• TO DO
Retype only the lines running from the beginning of the entries below to the line with "0.59, 0.56, 0.66]", both included. Do not include pictures.

• MATERIAL FOR THE TASK
- - - - - - -

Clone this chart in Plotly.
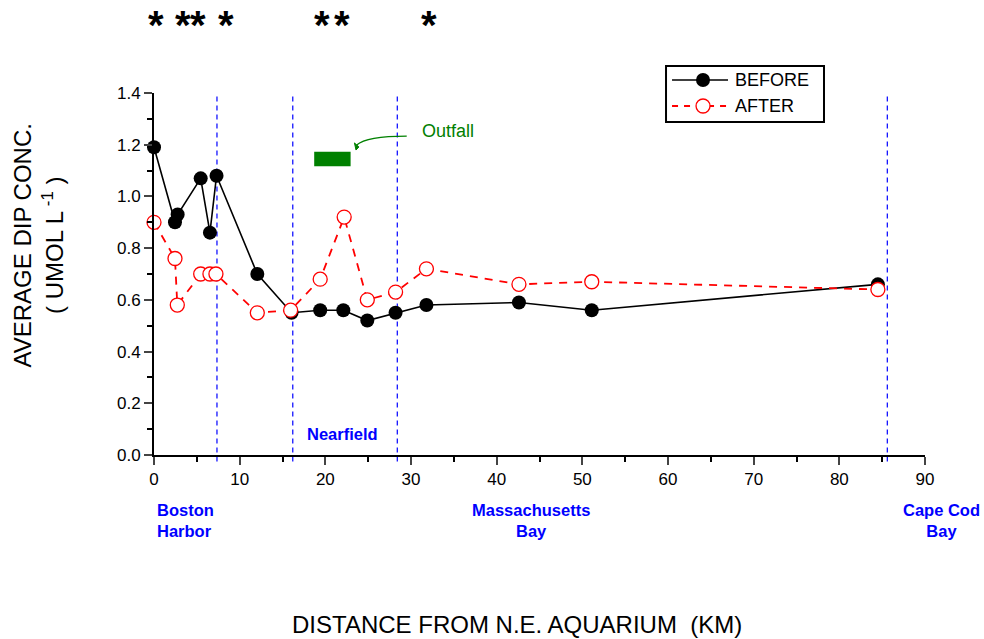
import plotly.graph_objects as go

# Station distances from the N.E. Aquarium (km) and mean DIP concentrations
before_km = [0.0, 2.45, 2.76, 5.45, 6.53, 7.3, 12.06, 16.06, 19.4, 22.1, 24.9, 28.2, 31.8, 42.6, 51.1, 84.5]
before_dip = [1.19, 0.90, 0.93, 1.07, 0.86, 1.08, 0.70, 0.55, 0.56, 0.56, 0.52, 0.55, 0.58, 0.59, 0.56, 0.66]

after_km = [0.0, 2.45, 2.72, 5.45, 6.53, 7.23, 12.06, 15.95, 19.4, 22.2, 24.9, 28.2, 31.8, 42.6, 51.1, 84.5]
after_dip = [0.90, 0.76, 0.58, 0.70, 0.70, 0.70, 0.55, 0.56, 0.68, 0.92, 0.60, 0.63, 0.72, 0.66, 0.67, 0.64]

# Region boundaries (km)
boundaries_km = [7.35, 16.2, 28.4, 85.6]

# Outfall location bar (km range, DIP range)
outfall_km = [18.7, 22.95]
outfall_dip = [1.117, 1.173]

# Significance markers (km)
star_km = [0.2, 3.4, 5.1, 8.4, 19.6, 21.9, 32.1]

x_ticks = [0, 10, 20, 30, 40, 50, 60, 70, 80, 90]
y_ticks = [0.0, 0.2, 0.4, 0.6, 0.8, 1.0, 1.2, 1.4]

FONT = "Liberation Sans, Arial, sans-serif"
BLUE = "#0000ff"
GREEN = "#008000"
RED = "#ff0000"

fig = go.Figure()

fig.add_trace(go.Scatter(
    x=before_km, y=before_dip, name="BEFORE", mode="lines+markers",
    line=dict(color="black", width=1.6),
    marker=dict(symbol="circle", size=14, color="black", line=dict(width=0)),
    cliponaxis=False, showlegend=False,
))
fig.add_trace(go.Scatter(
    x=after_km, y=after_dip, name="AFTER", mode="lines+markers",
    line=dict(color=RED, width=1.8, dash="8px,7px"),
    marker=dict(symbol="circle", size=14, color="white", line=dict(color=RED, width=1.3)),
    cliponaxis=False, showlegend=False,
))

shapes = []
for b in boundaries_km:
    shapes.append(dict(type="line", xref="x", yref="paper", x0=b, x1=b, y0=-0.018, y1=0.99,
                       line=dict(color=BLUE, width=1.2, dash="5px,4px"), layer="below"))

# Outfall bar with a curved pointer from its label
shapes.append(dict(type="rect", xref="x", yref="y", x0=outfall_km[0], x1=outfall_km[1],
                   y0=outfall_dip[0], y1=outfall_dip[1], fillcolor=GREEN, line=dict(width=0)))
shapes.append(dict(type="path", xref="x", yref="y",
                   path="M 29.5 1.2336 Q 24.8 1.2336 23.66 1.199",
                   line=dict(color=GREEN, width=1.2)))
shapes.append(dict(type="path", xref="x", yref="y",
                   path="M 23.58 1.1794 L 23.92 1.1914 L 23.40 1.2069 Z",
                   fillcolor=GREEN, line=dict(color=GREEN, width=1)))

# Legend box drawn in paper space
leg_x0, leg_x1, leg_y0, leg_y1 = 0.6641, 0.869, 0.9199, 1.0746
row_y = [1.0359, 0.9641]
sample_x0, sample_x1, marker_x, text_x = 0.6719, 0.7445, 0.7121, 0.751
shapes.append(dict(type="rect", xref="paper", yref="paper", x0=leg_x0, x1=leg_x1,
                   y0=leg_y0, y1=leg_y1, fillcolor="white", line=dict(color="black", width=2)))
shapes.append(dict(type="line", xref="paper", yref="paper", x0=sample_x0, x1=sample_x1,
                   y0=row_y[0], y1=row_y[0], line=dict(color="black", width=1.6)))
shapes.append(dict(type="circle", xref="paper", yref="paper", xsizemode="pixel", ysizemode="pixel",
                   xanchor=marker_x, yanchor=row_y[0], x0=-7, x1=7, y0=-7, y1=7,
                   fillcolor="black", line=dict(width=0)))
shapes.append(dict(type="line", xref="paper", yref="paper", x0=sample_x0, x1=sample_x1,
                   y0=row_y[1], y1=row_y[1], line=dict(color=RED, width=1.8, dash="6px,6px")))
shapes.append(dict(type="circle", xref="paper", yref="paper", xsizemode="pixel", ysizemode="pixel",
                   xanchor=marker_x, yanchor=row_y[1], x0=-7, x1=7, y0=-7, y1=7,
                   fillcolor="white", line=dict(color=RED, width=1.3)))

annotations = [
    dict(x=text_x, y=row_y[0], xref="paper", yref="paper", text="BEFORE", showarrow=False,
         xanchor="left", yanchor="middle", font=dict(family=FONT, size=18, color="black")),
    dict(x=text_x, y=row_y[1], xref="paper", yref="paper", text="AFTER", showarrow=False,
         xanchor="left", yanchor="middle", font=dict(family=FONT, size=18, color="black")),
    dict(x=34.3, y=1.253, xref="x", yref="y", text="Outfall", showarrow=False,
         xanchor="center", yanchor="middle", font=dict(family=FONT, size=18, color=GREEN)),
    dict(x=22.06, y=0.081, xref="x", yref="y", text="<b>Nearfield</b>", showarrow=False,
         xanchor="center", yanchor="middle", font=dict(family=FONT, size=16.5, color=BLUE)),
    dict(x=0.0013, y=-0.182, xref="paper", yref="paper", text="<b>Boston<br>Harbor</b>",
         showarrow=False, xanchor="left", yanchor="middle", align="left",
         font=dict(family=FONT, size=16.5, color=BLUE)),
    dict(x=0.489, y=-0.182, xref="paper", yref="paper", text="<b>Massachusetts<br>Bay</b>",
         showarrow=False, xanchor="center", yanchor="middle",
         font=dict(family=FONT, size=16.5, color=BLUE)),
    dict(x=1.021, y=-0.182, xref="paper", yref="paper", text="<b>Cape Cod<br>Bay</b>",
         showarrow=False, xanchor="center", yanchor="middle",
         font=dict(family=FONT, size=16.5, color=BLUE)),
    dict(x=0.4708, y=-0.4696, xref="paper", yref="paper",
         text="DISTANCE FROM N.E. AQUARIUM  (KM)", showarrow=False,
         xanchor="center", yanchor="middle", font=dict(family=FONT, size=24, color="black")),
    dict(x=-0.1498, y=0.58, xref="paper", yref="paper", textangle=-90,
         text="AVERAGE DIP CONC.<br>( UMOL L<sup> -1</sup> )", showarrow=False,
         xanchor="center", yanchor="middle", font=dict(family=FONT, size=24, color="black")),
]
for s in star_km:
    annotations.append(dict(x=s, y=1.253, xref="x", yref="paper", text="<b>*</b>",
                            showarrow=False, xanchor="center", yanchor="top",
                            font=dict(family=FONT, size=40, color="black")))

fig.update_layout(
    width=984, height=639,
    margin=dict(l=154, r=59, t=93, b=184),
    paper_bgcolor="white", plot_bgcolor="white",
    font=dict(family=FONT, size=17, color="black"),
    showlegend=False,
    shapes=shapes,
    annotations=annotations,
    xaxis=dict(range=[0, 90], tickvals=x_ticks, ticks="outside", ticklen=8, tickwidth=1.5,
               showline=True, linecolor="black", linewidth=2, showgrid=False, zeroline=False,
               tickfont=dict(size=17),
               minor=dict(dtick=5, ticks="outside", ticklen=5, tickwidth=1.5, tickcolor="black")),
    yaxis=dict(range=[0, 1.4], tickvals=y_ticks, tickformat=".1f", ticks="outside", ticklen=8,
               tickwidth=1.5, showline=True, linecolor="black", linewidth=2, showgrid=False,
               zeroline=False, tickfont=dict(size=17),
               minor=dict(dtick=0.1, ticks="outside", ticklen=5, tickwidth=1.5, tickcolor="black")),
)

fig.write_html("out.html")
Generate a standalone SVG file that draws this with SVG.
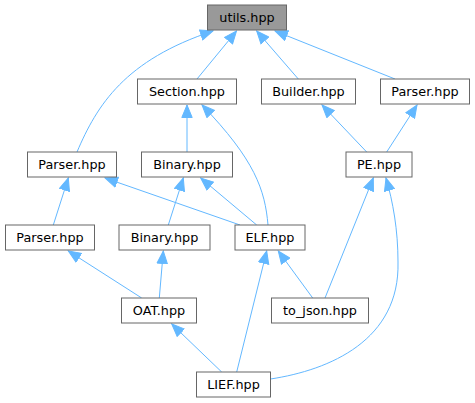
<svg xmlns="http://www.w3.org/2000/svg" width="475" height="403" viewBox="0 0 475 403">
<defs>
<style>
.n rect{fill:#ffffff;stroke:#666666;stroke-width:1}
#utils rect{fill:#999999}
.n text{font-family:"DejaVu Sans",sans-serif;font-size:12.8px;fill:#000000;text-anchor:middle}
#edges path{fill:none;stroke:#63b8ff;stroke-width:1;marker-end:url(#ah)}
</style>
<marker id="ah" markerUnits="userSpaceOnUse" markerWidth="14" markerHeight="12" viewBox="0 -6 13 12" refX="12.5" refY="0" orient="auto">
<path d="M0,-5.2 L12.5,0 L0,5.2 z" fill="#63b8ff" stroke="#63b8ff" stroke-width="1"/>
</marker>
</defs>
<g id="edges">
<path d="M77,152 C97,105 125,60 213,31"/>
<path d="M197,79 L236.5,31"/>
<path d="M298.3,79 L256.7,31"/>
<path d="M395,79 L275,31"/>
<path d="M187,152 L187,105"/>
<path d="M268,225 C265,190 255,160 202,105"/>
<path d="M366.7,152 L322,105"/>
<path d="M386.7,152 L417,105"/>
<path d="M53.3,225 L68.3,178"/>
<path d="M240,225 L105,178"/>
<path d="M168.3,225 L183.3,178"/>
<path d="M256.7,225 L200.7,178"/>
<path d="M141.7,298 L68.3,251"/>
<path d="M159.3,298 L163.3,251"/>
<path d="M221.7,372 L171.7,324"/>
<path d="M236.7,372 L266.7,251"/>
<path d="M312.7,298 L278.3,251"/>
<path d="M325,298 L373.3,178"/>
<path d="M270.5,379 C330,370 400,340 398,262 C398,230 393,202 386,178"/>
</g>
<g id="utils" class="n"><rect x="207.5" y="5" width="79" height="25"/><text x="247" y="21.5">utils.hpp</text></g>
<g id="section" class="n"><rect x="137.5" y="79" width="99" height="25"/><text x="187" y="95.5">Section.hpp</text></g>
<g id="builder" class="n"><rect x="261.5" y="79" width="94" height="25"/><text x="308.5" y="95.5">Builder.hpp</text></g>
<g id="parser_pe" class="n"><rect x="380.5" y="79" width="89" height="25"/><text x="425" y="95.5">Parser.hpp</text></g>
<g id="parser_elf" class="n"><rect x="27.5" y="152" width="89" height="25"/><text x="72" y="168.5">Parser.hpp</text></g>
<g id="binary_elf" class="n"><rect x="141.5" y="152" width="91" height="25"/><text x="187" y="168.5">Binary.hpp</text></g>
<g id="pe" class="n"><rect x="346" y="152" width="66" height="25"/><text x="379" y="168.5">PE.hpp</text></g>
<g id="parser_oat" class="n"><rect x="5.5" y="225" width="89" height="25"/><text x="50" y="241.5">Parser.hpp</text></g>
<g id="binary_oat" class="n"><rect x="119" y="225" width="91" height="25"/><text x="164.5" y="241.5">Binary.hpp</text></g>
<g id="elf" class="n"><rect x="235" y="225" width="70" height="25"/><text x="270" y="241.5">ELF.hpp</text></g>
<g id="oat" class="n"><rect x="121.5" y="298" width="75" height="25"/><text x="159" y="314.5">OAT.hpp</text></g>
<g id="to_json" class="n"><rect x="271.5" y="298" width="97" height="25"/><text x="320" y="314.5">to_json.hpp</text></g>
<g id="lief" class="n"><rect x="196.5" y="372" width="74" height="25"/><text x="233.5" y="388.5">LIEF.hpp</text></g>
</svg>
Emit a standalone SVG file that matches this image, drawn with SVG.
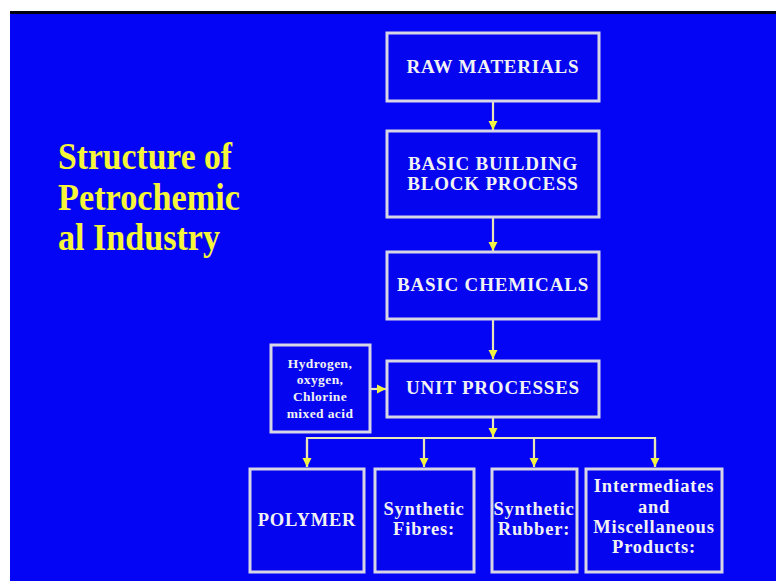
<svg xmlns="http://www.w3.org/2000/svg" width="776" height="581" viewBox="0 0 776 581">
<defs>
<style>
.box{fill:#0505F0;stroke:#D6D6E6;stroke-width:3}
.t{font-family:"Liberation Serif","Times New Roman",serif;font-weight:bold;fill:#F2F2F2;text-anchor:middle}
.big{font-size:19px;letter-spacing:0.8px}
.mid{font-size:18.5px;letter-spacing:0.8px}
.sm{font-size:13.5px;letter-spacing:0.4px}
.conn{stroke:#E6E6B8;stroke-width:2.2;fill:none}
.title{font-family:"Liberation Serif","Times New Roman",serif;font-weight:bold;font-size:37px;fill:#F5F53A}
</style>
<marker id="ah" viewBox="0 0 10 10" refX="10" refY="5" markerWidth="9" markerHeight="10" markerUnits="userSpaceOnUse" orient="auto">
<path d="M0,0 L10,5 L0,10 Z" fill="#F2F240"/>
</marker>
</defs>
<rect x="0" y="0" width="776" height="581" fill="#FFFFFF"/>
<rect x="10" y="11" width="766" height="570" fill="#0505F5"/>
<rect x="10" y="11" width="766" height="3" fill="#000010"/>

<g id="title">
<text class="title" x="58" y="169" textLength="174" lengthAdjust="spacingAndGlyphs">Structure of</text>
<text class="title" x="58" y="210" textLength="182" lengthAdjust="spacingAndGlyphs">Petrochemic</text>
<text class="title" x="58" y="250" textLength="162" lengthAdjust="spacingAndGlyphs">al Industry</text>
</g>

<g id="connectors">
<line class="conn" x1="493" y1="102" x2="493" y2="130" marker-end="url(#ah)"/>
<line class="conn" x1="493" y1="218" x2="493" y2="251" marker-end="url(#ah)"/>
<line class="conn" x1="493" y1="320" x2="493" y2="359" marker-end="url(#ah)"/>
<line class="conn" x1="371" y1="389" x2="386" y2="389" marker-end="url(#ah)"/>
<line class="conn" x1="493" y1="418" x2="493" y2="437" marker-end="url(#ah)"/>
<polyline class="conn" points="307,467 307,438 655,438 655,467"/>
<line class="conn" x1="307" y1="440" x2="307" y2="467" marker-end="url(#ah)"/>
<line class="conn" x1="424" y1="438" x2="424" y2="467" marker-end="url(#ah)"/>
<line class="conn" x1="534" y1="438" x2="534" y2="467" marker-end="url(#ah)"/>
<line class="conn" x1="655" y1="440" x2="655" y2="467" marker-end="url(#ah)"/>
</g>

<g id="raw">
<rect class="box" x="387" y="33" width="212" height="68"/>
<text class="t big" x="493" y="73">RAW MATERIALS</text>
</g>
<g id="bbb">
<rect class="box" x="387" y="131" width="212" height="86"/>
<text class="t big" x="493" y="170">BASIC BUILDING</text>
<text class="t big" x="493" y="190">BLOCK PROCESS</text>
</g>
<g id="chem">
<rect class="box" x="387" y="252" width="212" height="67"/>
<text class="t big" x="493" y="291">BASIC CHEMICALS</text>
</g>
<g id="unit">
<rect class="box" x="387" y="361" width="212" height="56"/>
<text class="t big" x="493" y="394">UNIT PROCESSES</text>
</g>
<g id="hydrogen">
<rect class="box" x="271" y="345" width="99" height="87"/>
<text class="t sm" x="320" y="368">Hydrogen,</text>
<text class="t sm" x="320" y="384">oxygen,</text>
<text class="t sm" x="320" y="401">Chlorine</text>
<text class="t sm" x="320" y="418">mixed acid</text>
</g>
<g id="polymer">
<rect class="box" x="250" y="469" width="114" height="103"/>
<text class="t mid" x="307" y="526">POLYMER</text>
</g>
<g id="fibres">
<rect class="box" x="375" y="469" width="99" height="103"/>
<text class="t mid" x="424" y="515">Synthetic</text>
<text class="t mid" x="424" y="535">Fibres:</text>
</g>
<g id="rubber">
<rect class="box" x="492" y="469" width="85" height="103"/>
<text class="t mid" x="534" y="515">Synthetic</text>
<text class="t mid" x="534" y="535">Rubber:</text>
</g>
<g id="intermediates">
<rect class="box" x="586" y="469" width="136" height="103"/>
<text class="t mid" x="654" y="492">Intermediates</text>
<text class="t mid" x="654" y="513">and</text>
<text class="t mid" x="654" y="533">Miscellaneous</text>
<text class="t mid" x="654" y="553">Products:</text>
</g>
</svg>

- - - - - - -

• THE ANSWER
Clone this chart in Plotly.
import plotly.graph_objects as go

# Station distances from the N.E. Aquarium (km) and mean DIP concentrations
before_km = [0.0, 2.45, 2.76, 5.45, 6.53, 7.3, 12.06, 16.06, 19.4, 22.1, 24.9, 28.2, 31.8, 42.6, 51.1, 84.5]
before_dip = [1.19, 0.90, 0.93, 1.07, 0.86, 1.08, 0.70, 0.55, 0.56, 0.56, 0.52, 0.55, 0.58, 0.59, 0.56, 0.66]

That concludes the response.